Review – Sublime With Rome Cleared the Haze and Brought The Smoke To Red Rocks

Red Rocks Amphitheatre is always an adventure. The venue is a reminder that events worth experiencing take effort. Of course, that’s always easier said than done as a surplus of concert-goers realized when parking staff directed them a mile downhill from the venue. These things happen though, especially when culturally iconic bands such as Sublime with Rome book the venue. Greater influence in greater numbers. The band stopped by Red Rocks Friday night with the likes of GZA of Wu-Tang Clan and opener Katastro to start the weekend right. 

Katastro, live music

Katastro. Photo courtesy of Katastro on Facebook.

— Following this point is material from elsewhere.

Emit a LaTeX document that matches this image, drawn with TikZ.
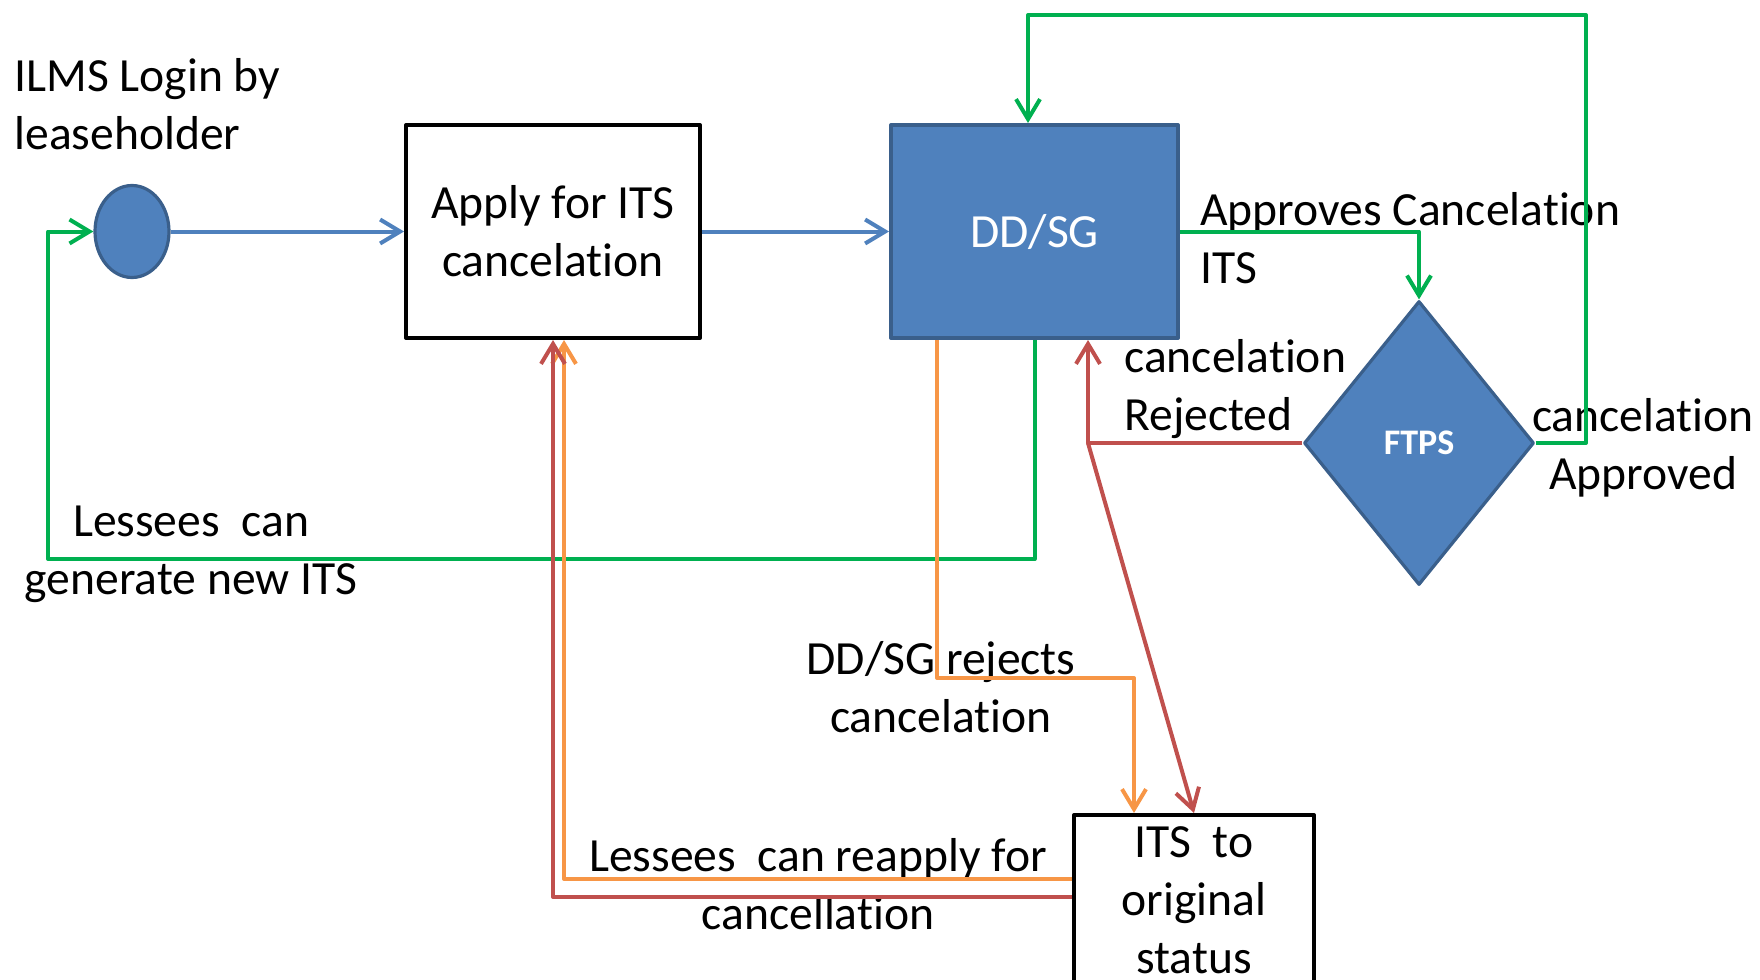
\documentclass[tikz,border=0pt]{standalone}
\usepackage{fontspec}
\setmainfont{Carlito}[Ligatures=NoCommon]
\usetikzlibrary{positioning}
\usetikzlibrary{shapes.geometric}
\usetikzlibrary{arrows.meta}

\definecolor{boxblue}{HTML}{4F81BD}
\definecolor{edgeblue}{HTML}{3A5F8B}
\definecolor{flowgreen}{HTML}{00B050}
\definecolor{floworange}{HTML}{F79646}
\definecolor{flowred}{HTML}{C0504D}

\tikzset{
  txt/.style={font=\fontsize{23.8}{29}\selectfont, inner sep=0pt, align=center},
  process/.style={txt, draw=black, line width=2pt, minimum width=147pt, minimum height=106.5pt},
  start/.style={ellipse, draw=edgeblue, fill=boxblue, line width=1.6pt, minimum width=37pt, minimum height=46pt, inner sep=0pt},
  decision/.style={diamond, draw=edgeblue, fill=boxblue, line width=1.6pt, text=white,
                   font=\fontsize{18}{20}\selectfont\bfseries, minimum width=115pt, minimum height=142pt, inner sep=0pt},
  flow/.style={line width=2pt, ->},
}

\begin{document}
\begin{tikzpicture}[x=0.5pt, y=-0.5pt, on grid, line join=round,
                    >={Straight Barb[length=10pt,width=12pt]}]
      \useasboundingbox (0,0) rectangle (1760,979);

      \node[start]                                      (login) at (132,231.5) {};
      \node[process, right=210.5pt of login]            (apply) {Apply for ITS\\cancelation};
      \node[process, right=240.75pt of apply, fill=boxblue, draw=edgeblue, text=white,
            minimum width=143.5pt]                      (ddsg)  {DD/SG};
      \node[decision, below right=105.75pt and 192.25pt of ddsg] (ftps) {FTPS};
      \node[process, below right=334.25pt and 79.75pt of ddsg,
            minimum width=120pt, minimum height=85pt]   (its)   {ITS\ \ to\\original\\status};

      % labels
      \node[txt, anchor=west, align=left] (lbl_login)   at (14,104)   {ILMS Login by\\leaseholder};
      \node[txt, anchor=west, align=left] (lbl_approve) at (1200,238) {Approves Cancelation\\ITS};
      \node[txt, anchor=west, align=left] (lbl_reject)  at (1124,389) {cancelation\\Rejected};
      \node[txt]                          (lbl_ok)      at (1643,448) {cancelation\\Approved};
      \node[txt]                          (lbl_new)     at (191,554)  {Lessees\ \ can\\generate new ITS};
      \node[txt]                          (lbl_ddrej)   at (941,687)  {DD/SG rejects\\cancelation};
      \node[txt]                          (lbl_reapply) at (818,884)  {Lessees\ \ can reapply for\\cancellation};

      \coordinate (top_turn)   at (1586,15);
      \coordinate (left_turn)  at (48,559);
      \coordinate (rej_turn)   at (1134,678);
      \coordinate (split)      at (1088,443);

      % blue
      \draw[flow, boxblue] (login) -- (apply);
      \draw[flow, boxblue] (apply) -- (ddsg);

      % green
      \draw[flow, flowgreen] (ddsg.east) -| (ftps.north);
      \draw[flow, flowgreen] (ftps.east) -| (top_turn) -| ([xshift=-3.25pt]ddsg.north);
      \draw[flow, flowgreen] (ddsg.south) |- (left_turn) |- (login.west);

      % orange
      \draw[flow, floworange] ([xshift=24pt]ddsg.south west) |- (rej_turn) -- (rej_turn |- its.north);
      \draw[flow, floworange] ([yshift=10.5pt]its.west) -| ([xshift=5.5pt]apply.south);

      % red
      \draw[flow, flowred] (ftps.west) -- (split) -- (split |- ddsg.south);
      \draw[flow, flowred] (split) -- (its.north);
      \draw[flow, flowred] ([yshift=1.5pt]its.west) -| (apply.south);
\end{tikzpicture}
\end{document}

The Arizona-based band, Katastro, known for their mellow infusion of rock and hip-hop, fit snuggly into the lineup. Only those who planned accordingly had the pleasure of witnessing the four-piece band, because if you weren’t already in the venue by 6:30, then you were most likely trekking alongside the rest of the corporate workers who couldn’t make the opening set. After all, anyone who missed, “420 on The Rocks” was surely trying to make the next best thing. 

One of the best things about watching artists’ post-COVID shutdowns is their newfound perspective when touring. Being on the road long enough can wear down any person, but once you’re forced to stop and conditions allow for it again, it’s like a fresh retake. GZA made sure to stop, look and appreciate where he was, thanking the good weather, the good people and the hardworking crew as he segued into “C.R.E.A.M.” It was nothing but the classics during GZA’s performance. 

GZA, live music

GZA live at Red Rocks Amphitheatre (2019). Photo courtesy of GZA’s Facebook.

The banter throughout the night was minimal, but where spoken words failed to fill the air, plumes of smoke moved in. Words needn’t be spoken when good vibes are present. Droopy eyelids, lazy head nods and goofy smiles were all the communication needed for attendees. Otherwise, it was all about the stage. 

The moment the sold-out show waited on had finally arrived. The Sublime with Rome members walked out on stage and it was like the haze cleared. The crowd, in full force, cheered and pumped their fist in solidarity, knowing full well the hike was worth it. The ska-reggae phenomenon started their set with the Sublime original, “April 29, 1992 (Miami)” — a song still echoing and relevant in today’s social spheres. After “Doin’ Time,” singer Rome Ramirez addressed the crowd, unable to contain his joy, “Can you believe it’s been two and a half years since we’ve been here?” 

Sublime with Rome, red rocks live

Sublime with Rome at Red Rocks with Rome Ramirez (left) and Eric Wilson (right). Photo by 303 Magazine.

June of 2019 was their last visit to Red Rocks while promoting the album Blessings. It was different this time around with no new album. There wasn’t a priority to promote, only an eagerness to dive back into live music, much like the attendees. Flowing drinks, live music and the opportunity to “Smoke Two Joints” in one sitting without feeling guilty about it — that’s what concert season is all about.

After “Smoke Two Joints” and their classic “Pawn Shop,” the trio played “Panic” — the introductory track off their first album as Sublime with Rome. It was at this time Ramirez took a moment to realize how far he’d come. From obsessively watching “Incubus Live at Red Rocks” and dreaming of attending to playing the venue, Ramirez made sure to say his gratitudes in front of the crowd. What he failed to include in his progress was the guest they managed to bring. From playing shows as Sublime with Rome to performing along Bad Brains’ H.R. is another feat in itself. If you know punk, you know Bad Brains and that achievement is nothing to be overlooked in Ramirez’s accomplishments. 

Sublime with rome, red rocks live

Bassist Eric Wilson. Photo by 303 Magazine.

For the most part, the night was filled with gratitude, aside from bass player Eric Wilson’s incoherent bass anecdote. Nonetheless, it was well-received by the audience who was happy to see him playing. The physical space was limited and the air was thick with THC but a crowd never looked so comfortable. It was gratuitous on both sides of the performance. As summer approaches and COVID restrictions ease, Sublime with Rome reminds us just how special live shows can be.